Also on KQED's News Fix: Hundreds Protest Police Killing of Santa Rosa Eighth Grader
Update, Friday 11:45 p.m.: The FBI says it's investigating Tuesday's fatal shooting of 13-year-old Andy Lopez by a Sonoma County sheriff's deputy. Sheriff Steve Freitas announced the FBI's entry into the case in a brief press release Friday evening. The Santa Rosa Press Democrat reports this statement from the FBI in San Francisco:
A spokesman in the FBI’s San Francisco office called the agency’s inquiry a “shooting review,” looking into the “incident itself (and) the deputies’ response.”
“We’re going to look into the facts of that,” said Peter Lee, a public affairs specialist with the bureau. “It’s a civil rights-type of case.”

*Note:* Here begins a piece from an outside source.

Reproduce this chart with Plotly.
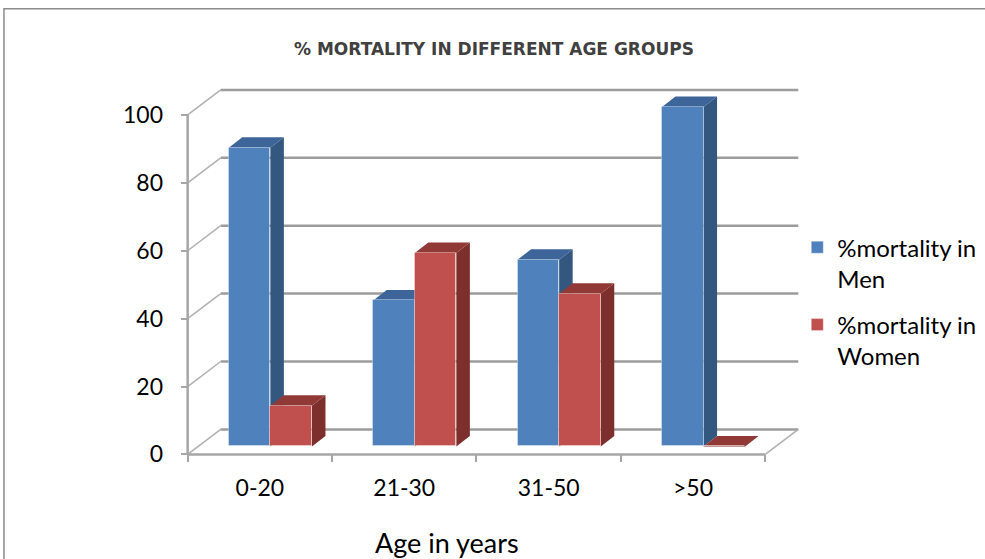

Among the prominent issues in the case is a timeline released Thursday by Santa Rosa police, who are also investigating the shooting. That account shows that only 10 seconds passed between the time two deputies first reported spotting Lopez, who was carrying a replica assault rifle that was actually a pellet or BB gun, and the time they reported shots fired. The deputies had pulled up behind Lopez and, according to police and sheriff's accounts, and in that 10 seconds, they called for backup, took cover behind their open car doors, and warned Lopez twice to put down his gun. Police say one of the deputies, a 24-year veteran of the department, opened fire when the teen turned around. The deputy fired eight shots with his service weapon, hitting the eighth grader seven times. The second deputy did not open fire.
Lopez died at the scene of the shooting.
Lopez's death prompted yet another protest in Santa Rosa on Friday, with hundreds of students marching to the sheriff's office and other locations.